CrossCheck: Input Validation for WAN Control Systems
This addresses network reliability for large-scale WAN operators by preventing outages, though it is an incremental improvement in input validation for SDN controllers.
The paper tackles the problem of invalid inputs causing network outages in WAN control systems by introducing CrossCheck, a validation system that detected a real incident with 0% false positives in deployment and identified invalid inputs as a leading cause of major outages, preventing them in simulations with high accuracy.

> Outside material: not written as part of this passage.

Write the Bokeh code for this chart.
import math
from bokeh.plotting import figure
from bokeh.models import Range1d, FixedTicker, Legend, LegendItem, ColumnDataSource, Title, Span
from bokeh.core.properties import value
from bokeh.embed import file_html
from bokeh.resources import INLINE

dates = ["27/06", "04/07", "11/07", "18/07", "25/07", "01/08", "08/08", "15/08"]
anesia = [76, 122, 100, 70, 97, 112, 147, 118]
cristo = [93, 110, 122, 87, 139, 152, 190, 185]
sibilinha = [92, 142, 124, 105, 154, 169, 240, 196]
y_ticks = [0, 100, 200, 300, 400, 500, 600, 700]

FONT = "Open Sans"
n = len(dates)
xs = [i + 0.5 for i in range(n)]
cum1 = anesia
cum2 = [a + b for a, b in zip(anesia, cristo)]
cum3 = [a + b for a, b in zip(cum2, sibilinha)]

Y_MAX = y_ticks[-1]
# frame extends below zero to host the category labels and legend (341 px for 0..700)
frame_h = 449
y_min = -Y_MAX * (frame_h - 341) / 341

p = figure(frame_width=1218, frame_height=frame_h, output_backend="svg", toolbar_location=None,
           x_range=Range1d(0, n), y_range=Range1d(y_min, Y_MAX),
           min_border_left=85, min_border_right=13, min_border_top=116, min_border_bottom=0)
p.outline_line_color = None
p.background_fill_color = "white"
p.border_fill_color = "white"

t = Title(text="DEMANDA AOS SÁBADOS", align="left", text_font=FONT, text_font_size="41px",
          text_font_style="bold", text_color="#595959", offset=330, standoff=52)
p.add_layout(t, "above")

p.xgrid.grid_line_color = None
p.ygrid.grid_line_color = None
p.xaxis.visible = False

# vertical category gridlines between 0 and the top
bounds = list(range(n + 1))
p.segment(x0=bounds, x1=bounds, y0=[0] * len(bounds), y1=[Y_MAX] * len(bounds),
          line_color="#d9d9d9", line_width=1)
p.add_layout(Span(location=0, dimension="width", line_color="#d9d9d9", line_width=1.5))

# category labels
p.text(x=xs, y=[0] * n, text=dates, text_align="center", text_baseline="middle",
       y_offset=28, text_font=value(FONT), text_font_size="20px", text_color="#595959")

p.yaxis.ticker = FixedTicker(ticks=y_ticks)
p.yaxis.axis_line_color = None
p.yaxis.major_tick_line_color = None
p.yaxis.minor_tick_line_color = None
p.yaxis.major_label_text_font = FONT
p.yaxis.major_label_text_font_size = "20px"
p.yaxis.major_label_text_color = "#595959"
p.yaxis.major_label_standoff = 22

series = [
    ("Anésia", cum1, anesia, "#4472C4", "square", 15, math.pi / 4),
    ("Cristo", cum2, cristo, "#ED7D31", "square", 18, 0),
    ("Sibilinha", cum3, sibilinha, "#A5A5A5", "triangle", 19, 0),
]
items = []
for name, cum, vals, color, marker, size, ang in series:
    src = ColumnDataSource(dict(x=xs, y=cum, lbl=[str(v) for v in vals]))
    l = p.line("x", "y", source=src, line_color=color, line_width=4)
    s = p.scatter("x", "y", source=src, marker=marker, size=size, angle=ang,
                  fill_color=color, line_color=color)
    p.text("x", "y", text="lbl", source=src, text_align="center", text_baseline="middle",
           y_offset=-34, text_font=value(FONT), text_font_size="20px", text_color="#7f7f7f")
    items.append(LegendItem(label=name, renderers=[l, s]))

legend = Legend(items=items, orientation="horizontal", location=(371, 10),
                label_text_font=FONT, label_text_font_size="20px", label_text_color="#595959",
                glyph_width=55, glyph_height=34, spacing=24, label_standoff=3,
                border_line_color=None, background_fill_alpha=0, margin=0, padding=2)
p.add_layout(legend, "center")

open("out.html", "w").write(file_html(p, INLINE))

We present CrossCheck, a system that validates inputs to the Software-Defined Networking (SDN) controller in a Wide Area Network (WAN). By detecting incorrect inputs - often stemming from bugs in the SDN control infrastructure - CrossCheck alerts operators before they trigger network outages. Our analysis at a large-scale WAN operator identifies invalid inputs as a leading cause of major outages, and we show how CrossCheck would have prevented those incidents. We deployed CrossCheck as a shadow validation system for four weeks in a production WAN, during which it accurately detected the single incident of invalid inputs that occurred while sustaining a 0% false positive rate under normal operation, hence imposing little additional burden on operators. In addition, we show through simulation that CrossCheck reliably detects a wide range of invalid inputs (e.g., detecting demand perturbations as small as 5% with 100% accuracy) and maintains a near-zero false positive rate for realistic levels of noisy, missing, or buggy telemetry data (e.g., sustaining zero false positives with up to 30% of corrupted telemetry data).